NEWS & ARTICLES

A whole life insurance illustration can be complicated for people who are not familiar with life insurance.  The illustration shows a lot more about your insurance than the amount of money that you need to pay.  Not only does it show the annual cost of your insurance, but the illustration contains a lot of projections regarding your future cash value and death benefit.  It also projects dividend payments, which are a source of income from the policy and dividends differ between different insurance companies.

Why It Is So Important To Understand Your Illustration

Whole life insurance is an investment in addition to the death benefit it provides.  Whole life insurance can actually protect your finances while you are still alive.  The difference between different whole life insurance policies is much deeper than simply comparing the annual premium (which is essentially all you need to know to compare term policies of the same length).

As the cash value of the whole life insurance policy grows, owners are allowed to take loans and withdrawals from the policy.  Owners can also take the dividend payments as income paid directly to them or buy more insurance with them, and they can also use the cash value to pay for the life insurance after a certain point in time (in most cases).

Because whole life insurance has so many features and options in addition to the death benefit, it is extremely important to understand the illustration fully before entering into a whole life insurance contract.  There are a lot of factors to consider when you are analyzing a policy or comparing policies against each other.  The illustration details the result of structuring your policy a certain way.

What Information Is Included In A Whole Life Insurance Illustration

Whole life insurance policies are a little bit flexible in the way that payments can be made into them, and with how the policy can be managed.  Some people make larger than required payments in early years, and they stop paying into the policy after a certain point.  Some people grow their policies by using dividend payments to purchase additional paid up insurance.  These are all examples of how the same policy can be structured in many different ways, and this is important to keep in your mind when you are looking at a whole life insurance illustration.

The items that are included in the illustration are broken down year by year, and they include:

  • Annual Premium- The amount of money in each year that the client is projected or required to pay into the policy.
  • Guaranteed Minimum Cash Value- The illustration will guarantee a minimum cash value accrual for each year.
  • Projected Dividend- Using current dividend rates the illustration will project how large the dividend will be each year.
  • Projected Cash Value- based upon the dividend option chosen with the projected dividend rate, projected loans, and projected payments into the policy, the illustration will project what the actual cash
  • Guaranteed Death Benefit- This displays the minimum death benefit that a life insurance company must provide given the premium payments that are illustrated.
  • Non Guaranteed Death Benefit- This displays the projected death benefit given the companies current dividend scale and dividend options chosen for the illustration.  While policy owners are likely to experience something similar to the projection, it is not guaranteed.

Important Considerations

When looking at a whole life insurance illustration, take stock of what the minimum guarantees are.  It is very important that you understand the difference between the guaranteed minimum and the projection.  While most projections are conservative (and some policies do much better than the projection) only the minimum guarantee is what the life insurance company must provide.

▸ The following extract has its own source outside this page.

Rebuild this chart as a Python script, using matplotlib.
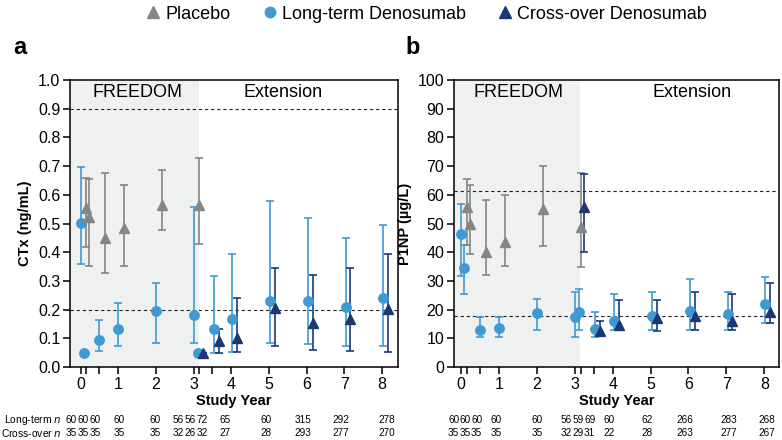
import numpy as np
import matplotlib.pyplot as plt
from matplotlib.lines import Line2D
import matplotlib.transforms as mtransforms

plt.rcParams['font.family'] = ['Liberation Sans', 'DejaVu Sans']

# time points (years)
t_freedom = [0, 1/12, 0.5, 1, 2, 3]
t_ext = [3 + 1/12, 3.5, 4, 5, 6, 7, 8]
t_long = t_freedom + t_ext

# ---- panel a: CTx (ng/mL) ----
ctx_long = [0.503, 0.047, 0.095, 0.132, 0.196, 0.182, 0.047, 0.131, 0.168, 0.230, 0.230, 0.208, 0.242]
ctx_long_lo = [0.358, 0.047, 0.057, 0.074, 0.082, 0.085, 0.047, 0.048, 0.053, 0.085, 0.079, 0.073, 0.073]
ctx_long_hi = [0.697, 0.047, 0.164, 0.222, 0.294, 0.557, 0.047, 0.317, 0.395, 0.578, 0.518, 0.448, 0.494]
ctx_pbo = [0.553, 0.524, 0.448, 0.486, 0.566, 0.566]
ctx_pbo_lo = [0.419, 0.352, 0.329, 0.352, 0.477, 0.428]
ctx_pbo_hi = [0.659, 0.654, 0.675, 0.633, 0.685, 0.727]
ctx_cross = [0.047, 0.092, 0.102, 0.205, 0.152, 0.167, 0.202]
ctx_cross_lo = [0.047, 0.048, 0.052, 0.073, 0.059, 0.057, 0.052]
ctx_cross_hi = [0.047, 0.131, 0.239, 0.344, 0.322, 0.346, 0.394]
ctx_refs = [0.9, 0.2]
n_long_a = ['60', '60', '60', '60', '60', '56', '56', '72', '65', '60', '315', '292', '278']
n_cross_a = ['35', '35', '35', '35', '35', '32', '26', '32', '27', '28', '293', '277', '270']

# ---- panel b: P1NP (ug/L) ----
p1np_long = [46.3, 34.4, 12.9, 13.5, 18.9, 17.5, 19.0, 13.1, 16.1, 17.6, 19.6, 18.4, 22.0]
p1np_long_lo = [31.7, 25.5, 10.6, 10.6, 12.9, 10.6, 12.9, 10.3, 12.9, 12.9, 12.9, 12.9, 15.2]
p1np_long_hi = [56.8, 42.4, 17.5, 17.5, 23.8, 26.0, 27.1, 19.2, 25.3, 26.0, 30.7, 26.0, 31.4]
p1np_pbo = [55.9, 50.0, 40.0, 43.6, 54.9, 48.7]
p1np_pbo_lo = [42.4, 39.4, 32.2, 35.2, 42.2, 34.9]
p1np_pbo_hi = [65.6, 63.3, 58.2, 59.8, 70.1, 67.5]
p1np_cross = [55.9, 12.5, 14.6, 16.9, 17.9, 16.0, 19.1]
p1np_cross_lo = [40.1, 10.8, 12.9, 12.6, 12.9, 12.9, 15.2]
p1np_cross_hi = [67.3, 16.0, 23.2, 23.2, 26.0, 25.3, 29.2]
p1np_refs = [61.2, 17.7]
n_long_b = ['60', '60', '60', '60', '60', '56', '59', '69', '60', '62', '266', '283', '268']
n_cross_b = ['35', '35', '35', '35', '35', '32', '29', '31', '22', '28', '263', '277', '267']

# layout: where the n counts sit along the x axis
n_pos_a = [-0.24, 0.07, 0.38, 1.02, 1.97, 2.58, 2.9, 3.22, 3.83, 4.92, 5.9, 6.9, 8.12]
n_pos_b = [-0.2, 0.1, 0.41, 0.92, 2.0, 2.77, 3.08, 3.39, 3.91, 4.9, 5.9, 7.07, 8.08]

c_long = '#3f9ad3'
c_pbo = '#858585'
c_cross = '#1b3875'
shade = '#eff0f0'

fig = plt.figure(figsize=(7.82, 4.40), dpi=100)
ax_a = fig.add_axes([0.0895, 0.166, 0.4194, 0.652])
ax_b = fig.add_axes([0.5806, 0.166, 0.4156, 0.652])


def series(ax, x, y, lo, hi, color, marker, ms):
    y = np.array(y)
    err = [y - np.array(lo), np.array(hi) - y]
    ax.errorbar(x, y, yerr=err, fmt=marker, color=color, ecolor=color,
                ms=ms, elinewidth=1.2, capsize=3.2, capthick=1.2, zorder=3)


def panel(ax, ylim, yticks, fmt, ylabel, refs, long_, long_lo, long_hi,
          pbo, pbo_lo, pbo_hi, cross, cross_lo, cross_hi, xlim, ext_x):
    ax.axvspan(xlim[0], 3.14, color=shade, lw=0, zorder=0)
    for r in refs:
        ax.axhline(r, color='#222222', lw=0.8, ls=(0, (3, 2.5)), zorder=1)
    x_long = np.array(t_long) + np.array([0] * 6 + [0.03] * 7)
    series(ax, x_long, long_, long_lo, long_hi, c_long, 'o', 6.8)
    series(ax, np.array(t_freedom) + 0.15, pbo, pbo_lo, pbo_hi, c_pbo, '^', 6.8)
    series(ax, np.array(t_ext) + 0.16, cross, cross_lo, cross_hi, c_cross, '^', 6.8)
    ax.set_xlim(*xlim)
    ax.set_ylim(*ylim)
    ax.set_yticks(yticks)
    ax.set_yticklabels([fmt.format(v) for v in yticks])
    ax.set_xticks(list(range(9)) + [0.15, 0.5, 3.15, 3.5])
    ax.set_xticklabels([str(i) for i in range(9)] + [''] * 4)
    ax.tick_params(axis='both', labelsize=11.5, length=5, width=1.1, direction='out', pad=2)
    for s in ax.spines.values():
        s.set_linewidth(1.1)
    ax.set_ylabel(ylabel, fontsize=10.5, fontweight='bold', labelpad=4)
    ax.set_xlabel('Study Year', fontsize=10.5, fontweight='bold', labelpad=2)
    top = ylim[1] * 0.955
    ax.text(1.5, top, 'FREEDOM', ha='center', va='center', fontsize=13)
    ax.text(ext_x, top, 'Extension', ha='center', va='center', fontsize=13)


panel(ax_a, (0, 1.0), np.round(np.arange(0, 1.01, 0.1), 1), '{:.1f}', 'CTx (ng/mL)', ctx_refs,
      ctx_long, ctx_long_lo, ctx_long_hi, ctx_pbo, ctx_pbo_lo, ctx_pbo_hi,
      ctx_cross, ctx_cross_lo, ctx_cross_hi, (-0.28, 8.42), 5.37)
panel(ax_b, (0, 100), np.arange(0, 101, 10), '{:d}', 'P1NP (µg/L)', p1np_refs,
      p1np_long, p1np_long_lo, p1np_long_hi, p1np_pbo, p1np_pbo_lo, p1np_pbo_hi,
      p1np_cross, p1np_cross_lo, p1np_cross_hi, (-0.19, 8.39), 6.1)

# n counts below each panel
for ax, pos, nl, nc in [(ax_a, n_pos_a, n_long_a, n_cross_a), (ax_b, n_pos_b, n_long_b, n_cross_b)]:
    trans = mtransforms.blended_transform_factory(ax.transData, fig.transFigure)
    for x, a, b in zip(pos, nl, nc):
        ax.text(x, 0.045, a, transform=trans, ha='center', va='center', fontsize=7.2, clip_on=False)
        ax.text(x, 0.016, b, transform=trans, ha='center', va='center', fontsize=7.2, clip_on=False)

fig.text(0.079, 0.045, 'Long-term $\\it{n}$', ha='right', va='center', fontsize=7.4)
fig.text(0.079, 0.016, 'Cross-over $\\it{n}$', ha='right', va='center', fontsize=7.4)

fig.text(0.026, 0.893, 'a', fontsize=17, fontweight='bold', ha='center', va='center')
fig.text(0.528, 0.893, 'b', fontsize=17, fontweight='bold', ha='center', va='center')

handles = [
    Line2D([], [], ls='none', marker='^', color=c_pbo, ms=8),
    Line2D([], [], ls='none', marker='o', color=c_long, ms=7.5),
    Line2D([], [], ls='none', marker='^', color=c_cross, ms=8),
]
fig.legend(handles, ['Placebo', 'Long-term Denosumab', 'Cross-over Denosumab'],
           loc='center', bbox_to_anchor=(0.543, 0.968), ncol=3, frameon=False,
           fontsize=13, handletextpad=0.05, columnspacing=1.6, handlelength=1.2,
           borderaxespad=0)

fig.savefig('out.png', dpi=100)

Also consider how premium payments and dividend options can change the projections.  Some people decide that they only want to pay into a policy for a certain number of years, and then use dividends to pay for premiums.  Some projections include “dump in” amounts at a certain time, where an owner makes a large payment into a policy.  Some illustrations may show loans being taken from a policy at a certain point.  It is important to consider how changes to the dividend option or to the amount or timing of premium payments affect how the cash value and death benefit ultimately accumulates.

Always ask an agent or financial advisor to very clearly explain any points that you may have questions on.  Illustrations are not easy to understand for people who are not accustomed to reading them.  Always read them completely and make sure that you understand them thoroughly.

The Biggest Considerations

When you purchase whole life insurance you do so with one or more specific goals.  It may be to pay the least amount of premium for a certain amount of death benefit, or your goal may be to own a policy that pays the highest return.  The biggest takeaways from reading an illustration for someone new to whole life insurance should be:

  1. How much is the annual premium.
  2. How big is the death benefit over time.
  3. When will the policy project to have a positive net return (make money).

If you understand the basic points of an illustration it quickly begins to make sense.  Never hesitate to ask for multiple opinions before purchasing a policy.  While a term life insurance policy is “free to cancel”, a whole life insurance contract may have surrender charges during the early years, and you may not get all of your cash value back if you decide to cancel.  You do still have a grace period on any purchase, but it is best practice to read and understand the illustration fully prior to buying a policy.